= Lars Havstad =

Norwegian statistician, politician and writer

Lars Aanonsen Havstad (3 February 1851 – 29 August 1913) was a Norwegian statistician, writer, secretary in the Liberal Party, newspaper editor and activist. He was deaf as well as blind in one eye, and was the first (along with Halvard Aschehoug) deaf person to pass the examen artium in Norway.

==Professional career==
He was born as Lars Aanonsen Larssen in Arendal as a son of customs officer Aanon Larssen (1820–1863) and Christine Christophersen (1824–1895). He grew up in Tønsberg, but following scarlet fever and meningitis at the age of five, he became deaf as well as blind in one eye. He read for himself until enrolling in school in 1860, at Christiania Døvstumme-Institut in Christiania. His teacher Fredrik Glad Balchen created a class for special talented students, who he and external teachers tutored to reach the level of normal students. Two of four students in the talent class, one of them being Havstad, managed to pass the examen artium in 1871. Havstad and Halvard Aschehoug were the first two deaf people who passed the Norwegian examen artium, at that time regarded as a sensation. The examen artium was the final examination in Norwegian secondary schools until 1974.

After three years of working at the institute, Havstad was hired in Det statistiske kontor in 1874, a statistical office within the Norwegian Ministry of the Interior. He later worked in the Office of the Auditor General of Norway, and a number of his statistical analyses were published.

==Political career==
Havstad is also known as the private secretary of liberal politician Johan Sverdrup.
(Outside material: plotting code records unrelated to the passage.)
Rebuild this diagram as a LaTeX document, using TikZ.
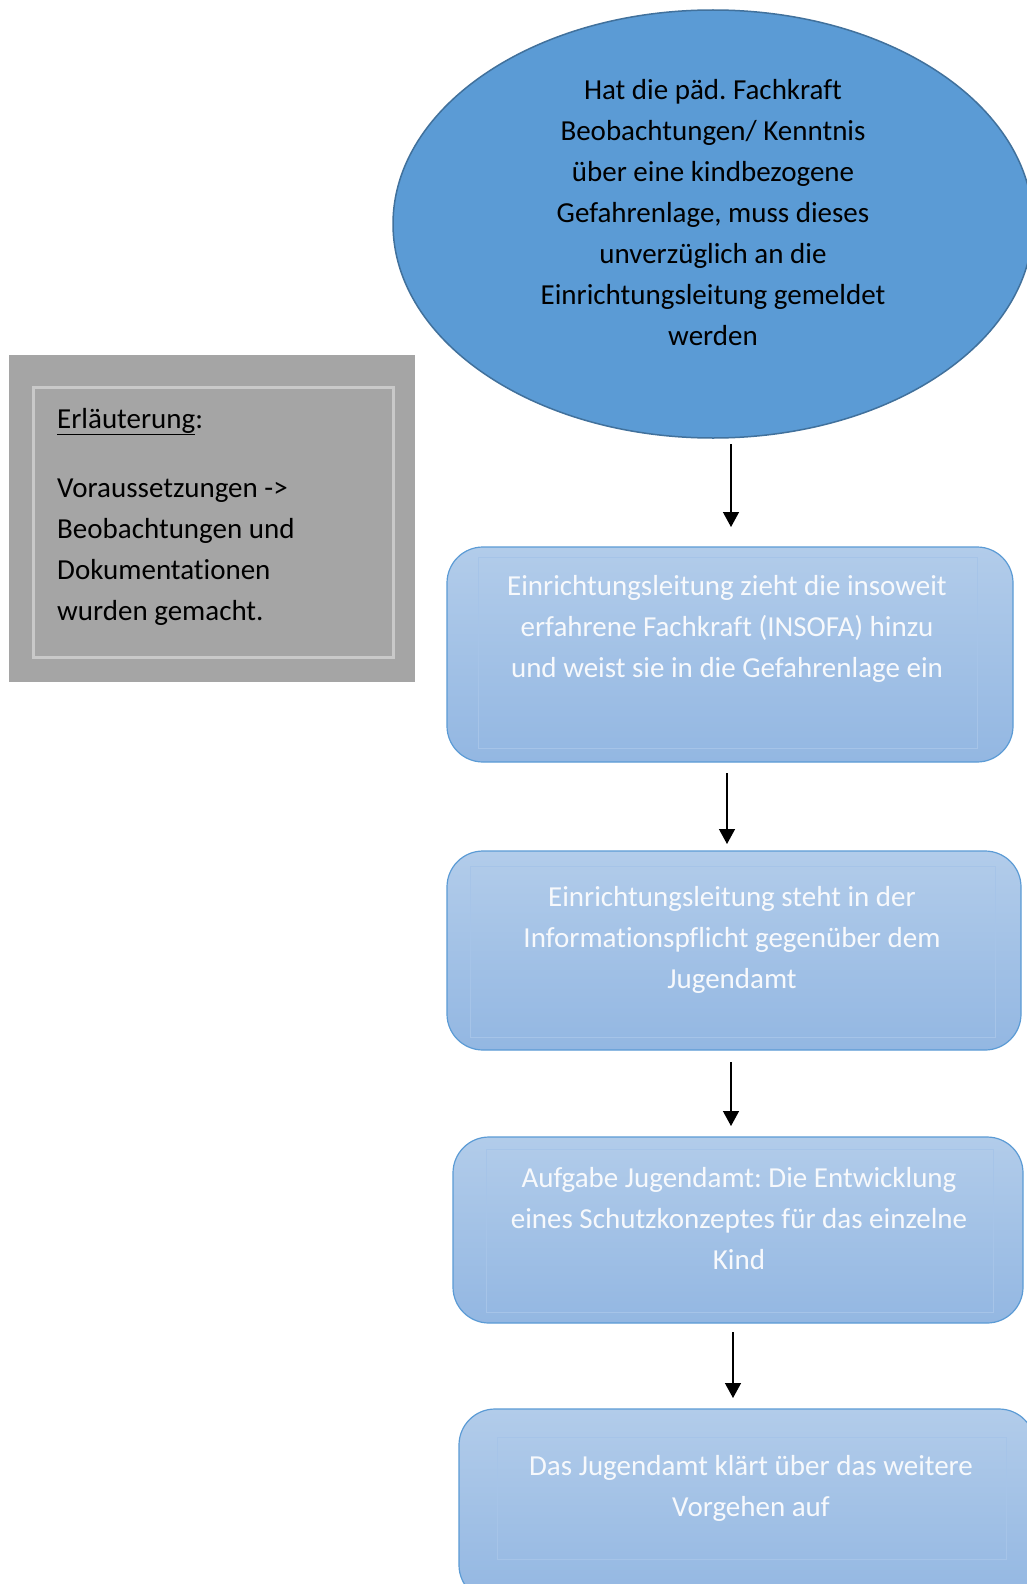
\documentclass[tikz,border=0pt]{standalone}
\usepackage{fontspec}
\setmainfont[Ligatures={NoCommon}]{Carlito}
\usetikzlibrary{arrows.meta,shapes.geometric}
\definecolor{ellfill}{HTML}{5B9BD5}
\definecolor{ellline}{HTML}{41719C}
\definecolor{graybg}{HTML}{A5A5A5}
\definecolor{grayin}{HTML}{C9C9C9}
\definecolor{boxtop}{HTML}{B2CCEA}
\definecolor{boxbot}{HTML}{93B7E2}
\definecolor{boxline}{HTML}{5B9BD5}
\definecolor{innerline}{HTML}{A6C4E8}
\definecolor{boxtext}{HTML}{F7F9FC}
\tikzset{
  bigfont/.style={font=\fontsize{29}{41}\selectfont\frenchspacing},
  bluebox/.style={draw=boxline, line width=1.2pt, rounded corners=36pt, top color=boxtop, bottom color=boxbot, inner sep=0pt},
  innerbox/.style={draw=innerline, line width=0.8pt, inner sep=0pt},
  boxlabel/.style={bigfont, text=boxtext, align=center, inner sep=0pt},
  arr/.style={line width=1.4pt, -{Triangle[width=16pt,length=15pt]}}
}
\newcommand{\ulword}[1]{\underline{#1}}
\begin{document}
\begin{tikzpicture}[x=1pt,y=-1pt]
\useasboundingbox (0,0) rectangle (1027,1584);
\clip (0,0) rectangle (1027,1584);
\fill[white] (0,0) rectangle (1027,1584);

% ellipse
\node[ellipse, draw=ellline, fill=ellfill, line width=1.5pt, minimum width=640pt, minimum height=428pt, inner sep=0pt] (ell) at (713,224) {};
\node[bigfont, align=center, inner sep=0pt] (elltext) at (713,213) {Hat die päd. Fachkraft\\Beobachtungen/ Kenntnis\\über eine kindbezogene\\Gefahrenlage, muss dieses\\unverzüglich an die\\Einrichtungsleitung gemeldet\\werden};

% gray box
\node[fill=graybg, minimum width=406pt, minimum height=327pt, inner sep=0pt] (gray) at (212,518.5) {};
\node[draw=grayin, line width=3pt, minimum width=360pt, minimum height=270pt, inner sep=0pt] (grayinner) at (213,522) {};
\node[bigfont, anchor=base west, align=left, inner sep=0pt] (graytext) at (57,620) {\ulword{Erläuterung}:\\[28pt]Voraussetzungen ->\\Beobachtungen und\\Dokumentationen\\wurden gemacht.};

% box 1
\node[bluebox, minimum width=566pt, minimum height=215pt] (b1) at (730,654.5) {};
\node[innerbox, minimum width=499pt, minimum height=191pt] (b1i) at (727.5,652.5) {};
\node[boxlabel] (b1t) at (727,629) {Einrichtungsleitung zieht die insoweit\\erfahrene Fachkraft (INSOFA) hinzu\\und weist sie in die Gefahrenlage ein};

% box 2
\node[bluebox, minimum width=574pt, minimum height=199pt] (b2) at (734,950.5) {};
\node[innerbox, minimum width=525pt, minimum height=171pt] (b2i) at (732.5,951.5) {};
\node[boxlabel] (b2t) at (732,940) {Einrichtungsleitung steht in der\\Informationspflicht gegenüber dem\\Jugendamt};

% box 3
\node[bluebox, minimum width=570pt, minimum height=186pt] (b3) at (738,1230) {};
\node[innerbox, minimum width=507pt, minimum height=163pt] (b3i) at (739.5,1230.5) {};
\node[boxlabel] (b3t) at (739,1219) {Aufgabe Jugendamt: Die Entwicklung\\eines Schutzkonzeptes für das einzelne\\Kind};

% box 4
\node[bluebox, minimum width=576pt, minimum height=192pt] (b4) at (747,1505) {};
\node[innerbox, minimum width=509pt, minimum height=122pt] (b4i) at (751.5,1498) {};
\node[boxlabel] (b4t) at (751,1488) {Das Jugendamt klärt über das weitere\\Vorgehen auf};

% arrows
\coordinate (a1s) at (731,444);
\coordinate (a1e) at (731,527);
\coordinate (a2s) at (727,773);
\coordinate (a2e) at (727,844);
\coordinate (a3s) at (731,1062);
\coordinate (a3e) at (731,1126);
\coordinate (a4s) at (733,1332);
\coordinate (a4e) at (733,1398);
\draw[arr] (a1s) -- (a1e);
\draw[arr] (a2s) -- (a2e);
\draw[arr] (a3s) -- (a3e);
\draw[arr] (a4s) -- (a4e);
\end{tikzpicture}
\end{document}
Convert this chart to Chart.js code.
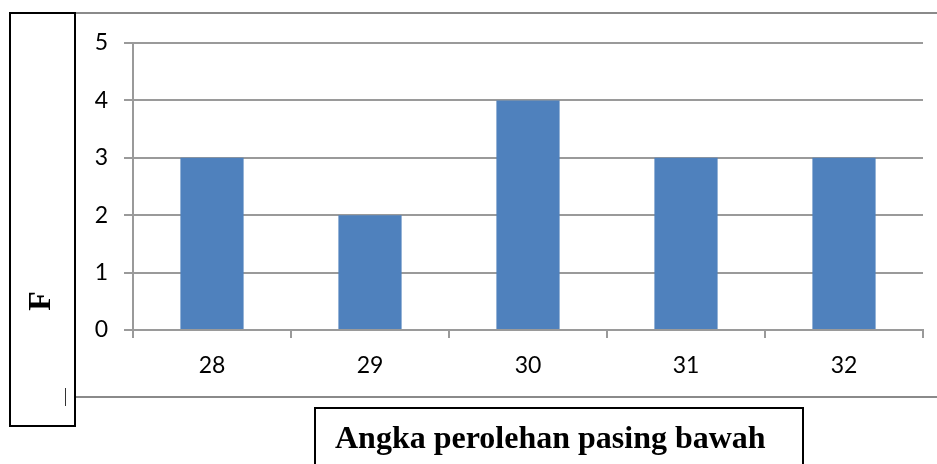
<!DOCTYPE html>
<html>
<head>
<meta charset="utf-8">
<script src="https://cdn.jsdelivr.net/npm/chart.js@4/dist/chart.umd.min.js"></script>
<style>
  body { margin: 0; background: #fff; }
  #wrap { position: relative; width: 937px; height: 464px; overflow: hidden; }
  #freqChart { position: absolute; left: 0; top: 0; }
  .hline { position: absolute; height: 2px; background: #8a8a8a; }
  #leftBox { position: absolute; left: 9px; top: 12px; width: 67px; height: 415px;
             border: 2px solid #000; box-sizing: border-box; }
  #yTitle { position: absolute; left: 39px; top: 301px; font: bold 32px "Liberation Serif", serif;
            transform: translate(-50%, -50%) rotate(-90deg); color: #000; }
  #cursor { position: absolute; left: 65px; top: 388px; width: 1px; height: 18px; background: #333; }
  #xBox { position: absolute; left: 314px; top: 407px; width: 490px; height: 70px;
          border: 2px solid #000; box-sizing: border-box; }
  #xTitle { position: absolute; left: 335px; top: 419px; font: bold 32px "Liberation Serif", serif;
            color: #000; white-space: nowrap; }
</style>
</head>
<body>
<div id="wrap">
  <canvas id="freqChart" width="937" height="464"></canvas>
  <div class="hline" style="left:76px; top:12px; width:861px;"></div>
  <div class="hline" style="left:76px; top:396px; width:861px;"></div>
  <div id="leftBox"></div>
  <div id="yTitle">F</div>
  <div id="cursor"></div>
  <div id="xBox"></div>
  <div id="xTitle">Angka perolehan pasing bawah</div>
</div>
<script>
// nilai yang dibaca dari gambar
const categories = ['28', '29', '30', '31', '32'];
const frequencies = [3, 2, 4, 3, 3];
const yMin = 0;
const yMax = 5;
const yStep = 1;

const gridColor = '#9a9a9a';
const tickFont = { family: 'Lato', size: 23 };

const ctx = document.getElementById('freqChart').getContext('2d');

new Chart(ctx, {
    type: 'bar',
    data: {
        labels: categories,
        datasets: [{
            data: frequencies,
            backgroundColor: '#4f81bd',
            borderWidth: 0,
            categoryPercentage: 1,
            barPercentage: 0.4
        }]
    },
    options: {
        responsive: false,
        animation: false,
        layout: {
            padding: { left: 73, right: 14, top: 43, bottom: 74 }
        },
        plugins: {
            legend: { display: false },
            tooltip: { enabled: false },
            title: { display: false }
        },
        scales: {
            x: {
                afterFit: function(scale) { scale.height = 60; },
                grid: {
                    offset: true,
                    drawOnChartArea: false,
                    drawTicks: true,
                    tickLength: 8,
                    color: gridColor,
                    lineWidth: 2
                },
                border: { display: true, color: gridColor, width: 2 },
                ticks: { color: '#000', font: tickFont, padding: 14, maxRotation: 0 }
            },
            y: {
                min: yMin,
                max: yMax,
                afterFit: function(scale) { scale.width = 60; },
                grid: {
                    color: gridColor,
                    lineWidth: 2,
                    drawTicks: true,
                    tickLength: 9
                },
                border: { display: true, color: gridColor, width: 2 },
                ticks: { stepSize: yStep, color: '#000', font: tickFont, padding: 16 }
            }
        }
    }
});
</script>
</body>
</html>
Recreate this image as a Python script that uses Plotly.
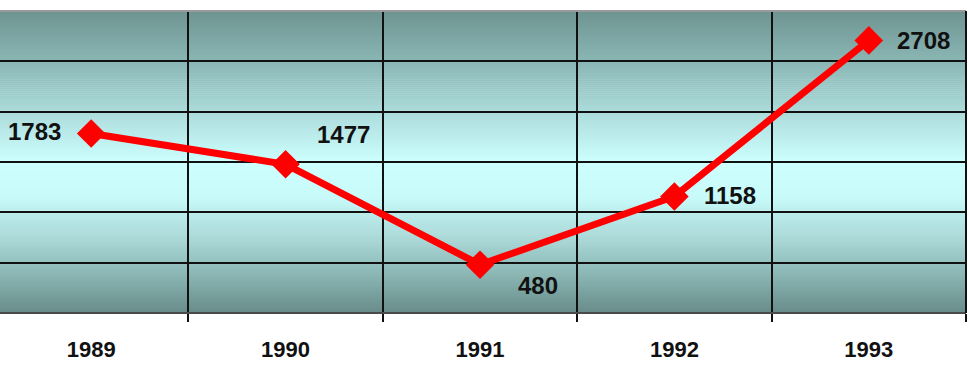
import plotly.graph_objects as go

years = ["1989", "1990", "1991", "1992", "1993"]
values = [1783, 1477, 480, 1158, 2708]
label_xanchor = ["right", "left", "left", "left", "left"]
label_xshift = [-28, 29, 36, 28, 26]
label_yshift = [2, 30, -21, 1, 0]

fig = go.Figure()

# gradient background (top dark teal -> light cyan -> bottom dark teal)
stops = [(0.0, (110, 148, 145)), (0.18, (140, 185, 183)), (0.5, (205, 255, 255)),
         (0.62, (200, 250, 250)), (0.85, (145, 190, 188)), (1.0, (104, 140, 137))]

def col(t):
    for (t0, c0), (t1, c1) in zip(stops[:-1], stops[1:]):
        if t0 <= t <= t1:
            f = (t - t0) / (t1 - t0) if t1 > t0 else 0
            return "rgb(%d,%d,%d)" % tuple(round(a + (b - a) * f) for a, b in zip(c0, c1))
    return "rgb(%d,%d,%d)" % stops[-1][1]

shapes = []
n = 150
for i in range(n):
    t = (i + 0.5) / n
    shapes.append(dict(type="rect", xref="paper", yref="paper", x0=0, x1=1,
                       y0=1 - (i + 1) / n - 0.001, y1=1 - i / n + 0.001,
                       fillcolor=col(t), line=dict(width=0), layer="below"))
# borders
shapes.append(dict(type="line", xref="paper", yref="paper", x0=0, x1=1, y0=1, y1=1,
                   line=dict(color="#9a9a9a", width=2)))
shapes.append(dict(type="line", xref="paper", yref="paper", x0=0, x1=1, y0=0, y1=0,
                   line=dict(color="#4a4a4a", width=2)))
shapes.append(dict(type="line", xref="paper", yref="paper", x0=1, x1=1, y0=0, y1=1,
                   line=dict(color="#111111", width=2)))

fig.add_trace(go.Scatter(
    x=years, y=values, mode="lines+markers",
    line=dict(color="#ff0000", width=7),
    marker=dict(symbol="diamond", size=22, color="#ff0000"),
    cliponaxis=False, hoverinfo="skip"))

annotations = []
for i, (v, xa, xs, ys) in enumerate(zip(values, label_xanchor, label_xshift, label_yshift)):
    annotations.append(dict(x=i, y=v, xref="x", yref="y", text=str(v), showarrow=False,
                            xanchor=xa, yanchor="middle", xshift=xs, yshift=ys,
                            font=dict(family="Liberation Sans", size=24, color="#111111", weight="bold")))

fig.update_layout(
    width=969, height=388,
    margin=dict(l=0, r=3, t=11, b=75),
    paper_bgcolor="white", plot_bgcolor="rgba(0,0,0,0)",
    showlegend=False, shapes=shapes, annotations=annotations,
    xaxis=dict(type="category", range=[-0.469, 4.5], tickson="boundaries",
               showgrid=True, gridcolor="#111111", gridwidth=2,
               ticks="outside", ticklen=8, tickwidth=2, tickcolor="#111111",
               tickfont=dict(family="Liberation Sans", size=22, color="#111111", weight="bold"),
               ticklabelstandoff=21, showline=False, zeroline=False, fixedrange=True),
    yaxis=dict(range=[0, 3000], tickvals=[500, 1000, 1500, 2000, 2500],
               showticklabels=False, showgrid=True, gridcolor="#111111", gridwidth=2,
               zeroline=False, showline=False, fixedrange=True),
)

fig.write_html("out.html")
In 1882 Havstad published Sverdrup's parliamentary speeches from 1851 to 1881. He also wrote for liberal newspaper Dagbladet and was the political editor and editor-in-chief of Eidsvold from 1894 to 1897. In 1875, he published Forholdet mellom Kongen, Statsraadet og Storthinget together with J. F. Heiberg, and also wrote articles in liberal historian Ernst Sars' journal.

Historian Jens Arup Seip noted that Havstad had racist tendencies in describing the civil servants' and bourgeoisie's role in Norwegian history. Analyzing the 1882 Norwegian parliamentary election, Havstad claimed that the conservative voters (the voters for the candidates who in 1884 formed the Conservative Party) consisted of foreigners, descendants of foreigners as well as "people of real Norwegian heritage", but who had become assimilated because of "repeated contact with the immigrated". The district Viken was described as "[t]his dead belt which must first be permeated by the national spirit before the alien elements can be devoured by the body of society".

==Activism for the deaf==
In 1876 he published the article Skoletvang for Døvstumme in Aftenbladet, which was about compulsory schooling for the deaf-mute. Schooling for both deaf, blind and mentally disabled people was introduced in 1883, and Havstad was given much of the credit. He co-founded the interest society De Norske Døvstummes Forening in 1878, and was vice chairman until 1891 and chairman from 1891 to 1894. He was decorated with an honorary Master's degree at the National Deaf-Mute College in Washington, DC.

==Personal and late life==
In 1877 he changed his last name from Larssen to Havstad. In February 1886 he married Hedvig Augusta Schüssler (1863–1933). She was able to hear. He was a brother-in-law of deaf people's teacher Elias Hofgaard, who was married to Havstad's wife's sister. Havstad was killed in a tram collision in August 1913 in Kristiania.